## Begin

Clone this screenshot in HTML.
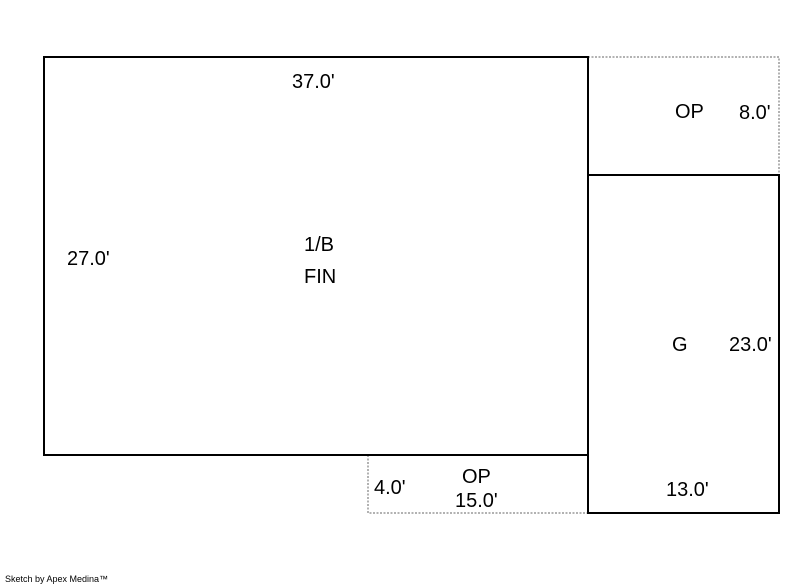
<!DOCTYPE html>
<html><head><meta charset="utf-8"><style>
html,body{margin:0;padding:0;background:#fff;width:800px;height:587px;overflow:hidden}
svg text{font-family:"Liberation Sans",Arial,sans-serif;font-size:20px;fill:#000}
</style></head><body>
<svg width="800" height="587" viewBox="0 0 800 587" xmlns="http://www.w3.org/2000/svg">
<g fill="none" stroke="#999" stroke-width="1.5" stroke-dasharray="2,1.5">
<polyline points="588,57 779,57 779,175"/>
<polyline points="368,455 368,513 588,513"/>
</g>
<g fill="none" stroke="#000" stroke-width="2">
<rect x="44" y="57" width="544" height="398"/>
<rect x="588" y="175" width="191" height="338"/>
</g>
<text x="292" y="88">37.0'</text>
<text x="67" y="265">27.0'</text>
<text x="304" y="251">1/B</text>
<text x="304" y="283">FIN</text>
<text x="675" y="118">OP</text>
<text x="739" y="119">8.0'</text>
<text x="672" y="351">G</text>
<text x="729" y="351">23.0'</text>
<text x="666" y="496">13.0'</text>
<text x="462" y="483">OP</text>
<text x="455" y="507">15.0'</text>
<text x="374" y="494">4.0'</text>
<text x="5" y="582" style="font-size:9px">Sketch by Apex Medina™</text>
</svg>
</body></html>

## End

▸ **Set exercise**
Copy out all the data without changing anything, and drop the pictures.

▸ **Solution to this problem**
Clone this screenshot in HTML.
<!DOCTYPE html>
<html><head><meta charset="utf-8"><style>
html,body{margin:0;padding:0;background:#fff;width:800px;height:587px;overflow:hidden}
svg text{font-family:"Liberation Sans",Arial,sans-serif;font-size:20px;fill:#000}
</style></head><body>
<svg width="800" height="587" viewBox="0 0 800 587" xmlns="http://www.w3.org/2000/svg">
<g fill="none" stroke="#999" stroke-width="1.5" stroke-dasharray="2,1.5">
<polyline points="588,57 779,57 779,175"/>
<polyline points="368,455 368,513 588,513"/>
</g>
<g fill="none" stroke="#000" stroke-width="2">
<rect x="44" y="57" width="544" height="398"/>
<rect x="588" y="175" width="191" height="338"/>
</g>
<text x="292" y="88">37.0'</text>
<text x="67" y="265">27.0'</text>
<text x="304" y="251">1/B</text>
<text x="304" y="283">FIN</text>
<text x="675" y="118">OP</text>
<text x="739" y="119">8.0'</text>
<text x="672" y="351">G</text>
<text x="729" y="351">23.0'</text>
<text x="666" y="496">13.0'</text>
<text x="462" y="483">OP</text>
<text x="455" y="507">15.0'</text>
<text x="374" y="494">4.0'</text>
<text x="5" y="582" style="font-size:9px">Sketch by Apex Medina™</text>
</svg>
</body></html>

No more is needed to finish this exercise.